_To do:_
Consider the data that follows and state how many lines contain the string "seaborn", using the number alone.
━━━━━━
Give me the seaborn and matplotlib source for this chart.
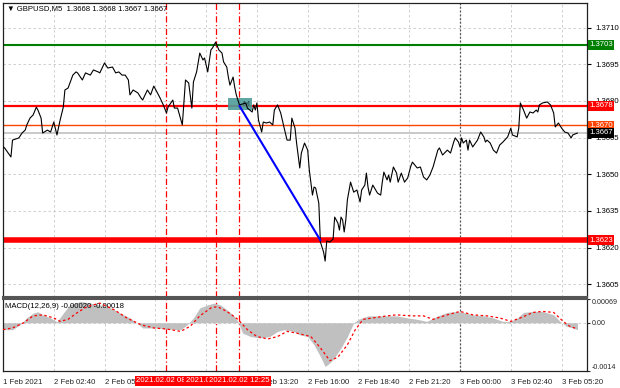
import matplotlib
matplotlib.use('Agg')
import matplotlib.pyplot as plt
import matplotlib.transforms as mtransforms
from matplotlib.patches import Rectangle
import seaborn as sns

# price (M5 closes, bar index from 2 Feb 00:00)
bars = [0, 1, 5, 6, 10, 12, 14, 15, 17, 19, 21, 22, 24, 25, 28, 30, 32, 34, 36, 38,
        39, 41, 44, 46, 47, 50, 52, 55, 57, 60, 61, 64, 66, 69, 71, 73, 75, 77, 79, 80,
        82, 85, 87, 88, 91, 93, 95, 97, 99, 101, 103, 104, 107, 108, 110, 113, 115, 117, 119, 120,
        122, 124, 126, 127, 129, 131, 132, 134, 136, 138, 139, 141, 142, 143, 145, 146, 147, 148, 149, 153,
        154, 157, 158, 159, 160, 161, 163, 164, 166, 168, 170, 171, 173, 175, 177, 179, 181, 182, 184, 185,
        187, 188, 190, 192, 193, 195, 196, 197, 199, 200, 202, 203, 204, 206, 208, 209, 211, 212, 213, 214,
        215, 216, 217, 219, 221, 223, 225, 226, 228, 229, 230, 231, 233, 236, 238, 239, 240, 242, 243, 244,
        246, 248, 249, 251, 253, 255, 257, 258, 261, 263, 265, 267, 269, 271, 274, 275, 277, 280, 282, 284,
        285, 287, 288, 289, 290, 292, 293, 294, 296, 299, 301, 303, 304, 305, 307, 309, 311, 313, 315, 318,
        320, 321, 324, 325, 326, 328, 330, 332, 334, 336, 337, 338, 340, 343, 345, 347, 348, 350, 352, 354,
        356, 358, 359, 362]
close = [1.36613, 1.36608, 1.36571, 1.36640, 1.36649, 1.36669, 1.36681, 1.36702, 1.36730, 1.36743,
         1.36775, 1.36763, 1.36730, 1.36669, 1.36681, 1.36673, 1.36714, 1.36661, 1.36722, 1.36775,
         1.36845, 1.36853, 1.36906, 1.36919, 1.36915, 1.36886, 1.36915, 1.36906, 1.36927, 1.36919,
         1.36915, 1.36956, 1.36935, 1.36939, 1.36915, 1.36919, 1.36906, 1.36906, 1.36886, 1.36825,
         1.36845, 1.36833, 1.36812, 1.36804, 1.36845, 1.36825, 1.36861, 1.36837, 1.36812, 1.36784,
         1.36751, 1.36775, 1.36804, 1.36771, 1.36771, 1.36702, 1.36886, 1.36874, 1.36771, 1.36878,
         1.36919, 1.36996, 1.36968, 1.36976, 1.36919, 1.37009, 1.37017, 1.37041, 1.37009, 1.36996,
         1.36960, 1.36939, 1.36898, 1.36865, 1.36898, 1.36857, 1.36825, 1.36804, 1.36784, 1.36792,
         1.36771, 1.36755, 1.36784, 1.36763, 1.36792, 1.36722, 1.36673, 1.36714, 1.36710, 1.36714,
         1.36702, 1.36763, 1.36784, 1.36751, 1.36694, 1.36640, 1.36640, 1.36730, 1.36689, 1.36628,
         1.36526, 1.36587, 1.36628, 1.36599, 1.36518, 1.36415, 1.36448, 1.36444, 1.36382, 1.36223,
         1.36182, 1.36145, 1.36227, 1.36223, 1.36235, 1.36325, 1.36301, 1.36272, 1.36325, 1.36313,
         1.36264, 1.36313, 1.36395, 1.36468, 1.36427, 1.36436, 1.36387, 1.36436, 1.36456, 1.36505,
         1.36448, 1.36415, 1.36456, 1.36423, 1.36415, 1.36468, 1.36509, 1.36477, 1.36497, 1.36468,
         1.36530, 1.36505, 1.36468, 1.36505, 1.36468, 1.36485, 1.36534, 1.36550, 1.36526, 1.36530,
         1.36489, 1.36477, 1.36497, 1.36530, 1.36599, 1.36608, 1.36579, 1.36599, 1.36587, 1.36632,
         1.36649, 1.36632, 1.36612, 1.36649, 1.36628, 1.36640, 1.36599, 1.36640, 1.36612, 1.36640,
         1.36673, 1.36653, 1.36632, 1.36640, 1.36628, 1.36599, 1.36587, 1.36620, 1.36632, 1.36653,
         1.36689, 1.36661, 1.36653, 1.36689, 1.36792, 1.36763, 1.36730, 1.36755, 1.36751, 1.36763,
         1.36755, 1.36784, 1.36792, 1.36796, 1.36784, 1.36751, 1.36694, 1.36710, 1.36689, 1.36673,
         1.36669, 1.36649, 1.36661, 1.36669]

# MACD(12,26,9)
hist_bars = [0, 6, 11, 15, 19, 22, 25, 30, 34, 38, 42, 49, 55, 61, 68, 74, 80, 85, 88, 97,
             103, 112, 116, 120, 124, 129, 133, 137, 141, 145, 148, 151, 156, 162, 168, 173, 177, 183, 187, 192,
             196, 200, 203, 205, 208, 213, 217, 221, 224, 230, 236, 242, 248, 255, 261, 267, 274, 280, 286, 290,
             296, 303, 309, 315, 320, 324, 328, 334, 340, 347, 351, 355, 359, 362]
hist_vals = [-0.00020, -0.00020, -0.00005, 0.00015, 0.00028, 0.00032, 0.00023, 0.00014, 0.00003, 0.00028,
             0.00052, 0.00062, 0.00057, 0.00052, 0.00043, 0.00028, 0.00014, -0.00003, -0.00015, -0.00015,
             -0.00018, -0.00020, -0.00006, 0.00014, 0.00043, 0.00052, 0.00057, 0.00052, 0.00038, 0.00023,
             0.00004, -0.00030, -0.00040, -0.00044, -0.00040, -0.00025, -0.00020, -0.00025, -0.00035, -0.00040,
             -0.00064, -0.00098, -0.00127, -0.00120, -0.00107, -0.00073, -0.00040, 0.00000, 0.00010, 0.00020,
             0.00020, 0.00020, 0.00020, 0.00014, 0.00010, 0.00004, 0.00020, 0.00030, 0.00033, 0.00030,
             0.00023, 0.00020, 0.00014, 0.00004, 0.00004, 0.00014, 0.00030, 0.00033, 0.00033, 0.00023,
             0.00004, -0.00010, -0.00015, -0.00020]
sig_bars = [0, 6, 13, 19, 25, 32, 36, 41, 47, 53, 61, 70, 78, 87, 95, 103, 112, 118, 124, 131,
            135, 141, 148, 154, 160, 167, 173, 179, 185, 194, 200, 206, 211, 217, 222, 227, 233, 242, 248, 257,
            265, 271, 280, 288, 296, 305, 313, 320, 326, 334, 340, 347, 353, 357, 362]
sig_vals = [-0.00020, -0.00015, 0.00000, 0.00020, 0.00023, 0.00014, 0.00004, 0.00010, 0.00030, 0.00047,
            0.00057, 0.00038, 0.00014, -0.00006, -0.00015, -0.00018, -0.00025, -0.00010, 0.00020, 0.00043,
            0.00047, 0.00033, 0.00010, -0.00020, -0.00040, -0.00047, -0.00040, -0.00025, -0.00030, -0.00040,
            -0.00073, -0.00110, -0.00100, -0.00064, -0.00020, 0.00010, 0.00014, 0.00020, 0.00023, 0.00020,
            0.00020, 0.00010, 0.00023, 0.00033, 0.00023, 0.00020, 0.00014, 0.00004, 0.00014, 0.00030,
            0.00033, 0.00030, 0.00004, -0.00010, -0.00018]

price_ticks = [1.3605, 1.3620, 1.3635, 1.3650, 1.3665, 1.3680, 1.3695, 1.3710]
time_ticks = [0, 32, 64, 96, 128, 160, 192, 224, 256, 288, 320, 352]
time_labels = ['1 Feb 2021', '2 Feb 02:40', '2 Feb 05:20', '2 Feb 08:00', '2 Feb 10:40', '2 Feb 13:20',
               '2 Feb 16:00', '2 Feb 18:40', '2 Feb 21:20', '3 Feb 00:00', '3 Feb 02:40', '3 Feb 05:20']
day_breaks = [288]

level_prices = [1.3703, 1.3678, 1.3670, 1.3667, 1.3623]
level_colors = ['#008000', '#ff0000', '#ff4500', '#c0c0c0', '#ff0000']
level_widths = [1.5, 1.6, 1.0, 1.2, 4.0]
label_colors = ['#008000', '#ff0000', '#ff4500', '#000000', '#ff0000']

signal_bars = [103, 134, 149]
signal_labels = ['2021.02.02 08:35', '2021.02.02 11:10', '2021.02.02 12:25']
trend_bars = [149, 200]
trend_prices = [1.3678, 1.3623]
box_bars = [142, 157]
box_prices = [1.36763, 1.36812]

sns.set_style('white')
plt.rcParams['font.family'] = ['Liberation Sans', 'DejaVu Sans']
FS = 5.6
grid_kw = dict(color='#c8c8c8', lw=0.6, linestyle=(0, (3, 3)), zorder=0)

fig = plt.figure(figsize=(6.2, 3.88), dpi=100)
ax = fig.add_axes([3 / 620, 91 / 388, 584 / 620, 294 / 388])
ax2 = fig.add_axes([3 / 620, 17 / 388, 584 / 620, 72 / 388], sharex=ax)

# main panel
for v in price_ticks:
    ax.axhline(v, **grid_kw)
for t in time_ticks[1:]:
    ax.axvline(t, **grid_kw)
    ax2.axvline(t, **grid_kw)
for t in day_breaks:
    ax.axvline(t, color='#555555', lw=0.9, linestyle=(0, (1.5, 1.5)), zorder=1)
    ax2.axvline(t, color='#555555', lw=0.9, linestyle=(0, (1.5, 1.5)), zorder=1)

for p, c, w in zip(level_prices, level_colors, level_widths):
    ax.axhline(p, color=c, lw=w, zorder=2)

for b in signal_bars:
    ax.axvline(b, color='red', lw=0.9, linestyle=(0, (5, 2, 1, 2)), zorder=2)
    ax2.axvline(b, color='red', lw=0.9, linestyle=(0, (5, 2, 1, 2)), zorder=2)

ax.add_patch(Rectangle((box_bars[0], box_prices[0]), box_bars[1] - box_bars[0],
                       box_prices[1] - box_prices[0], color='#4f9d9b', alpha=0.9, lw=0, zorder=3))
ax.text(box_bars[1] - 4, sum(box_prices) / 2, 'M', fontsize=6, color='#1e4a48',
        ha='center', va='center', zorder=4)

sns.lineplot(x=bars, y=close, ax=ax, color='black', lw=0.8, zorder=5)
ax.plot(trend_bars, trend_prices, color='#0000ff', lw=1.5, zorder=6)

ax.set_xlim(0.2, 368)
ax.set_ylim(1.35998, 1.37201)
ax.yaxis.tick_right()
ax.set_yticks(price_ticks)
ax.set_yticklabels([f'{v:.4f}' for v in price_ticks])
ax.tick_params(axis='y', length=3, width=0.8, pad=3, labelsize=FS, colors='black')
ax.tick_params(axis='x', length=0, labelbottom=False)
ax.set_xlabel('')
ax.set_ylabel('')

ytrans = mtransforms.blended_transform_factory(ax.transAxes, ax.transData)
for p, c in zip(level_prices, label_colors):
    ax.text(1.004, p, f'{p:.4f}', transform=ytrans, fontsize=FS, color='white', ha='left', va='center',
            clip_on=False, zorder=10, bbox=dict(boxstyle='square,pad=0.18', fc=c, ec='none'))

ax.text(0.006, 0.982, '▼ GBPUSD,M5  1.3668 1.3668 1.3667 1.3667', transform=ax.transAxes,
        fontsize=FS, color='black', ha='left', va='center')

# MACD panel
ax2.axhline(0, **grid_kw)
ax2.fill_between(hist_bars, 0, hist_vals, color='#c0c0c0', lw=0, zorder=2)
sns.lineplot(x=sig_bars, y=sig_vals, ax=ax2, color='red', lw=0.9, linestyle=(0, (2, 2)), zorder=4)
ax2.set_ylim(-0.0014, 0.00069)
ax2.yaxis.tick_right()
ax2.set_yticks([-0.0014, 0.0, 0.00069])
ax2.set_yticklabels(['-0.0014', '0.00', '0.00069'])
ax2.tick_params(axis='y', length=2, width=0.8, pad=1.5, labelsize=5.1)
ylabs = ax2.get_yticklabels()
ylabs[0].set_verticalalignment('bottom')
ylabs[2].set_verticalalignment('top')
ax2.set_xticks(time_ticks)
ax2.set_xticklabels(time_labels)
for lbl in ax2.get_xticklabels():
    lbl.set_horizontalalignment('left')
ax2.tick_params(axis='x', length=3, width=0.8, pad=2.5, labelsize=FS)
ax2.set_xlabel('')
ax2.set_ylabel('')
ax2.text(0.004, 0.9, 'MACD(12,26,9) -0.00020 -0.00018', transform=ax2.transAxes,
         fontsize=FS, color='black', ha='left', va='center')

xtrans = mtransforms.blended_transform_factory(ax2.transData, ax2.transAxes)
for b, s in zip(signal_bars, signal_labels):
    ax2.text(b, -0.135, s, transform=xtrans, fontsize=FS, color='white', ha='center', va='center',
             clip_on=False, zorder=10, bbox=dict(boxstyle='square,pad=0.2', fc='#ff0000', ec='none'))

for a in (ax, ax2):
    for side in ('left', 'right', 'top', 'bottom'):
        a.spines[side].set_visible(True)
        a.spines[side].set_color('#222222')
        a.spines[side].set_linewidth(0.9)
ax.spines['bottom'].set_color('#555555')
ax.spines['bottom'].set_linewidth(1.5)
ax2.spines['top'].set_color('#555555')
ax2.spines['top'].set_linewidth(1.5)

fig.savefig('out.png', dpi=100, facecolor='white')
━━━━━━
_Exercise response:_
2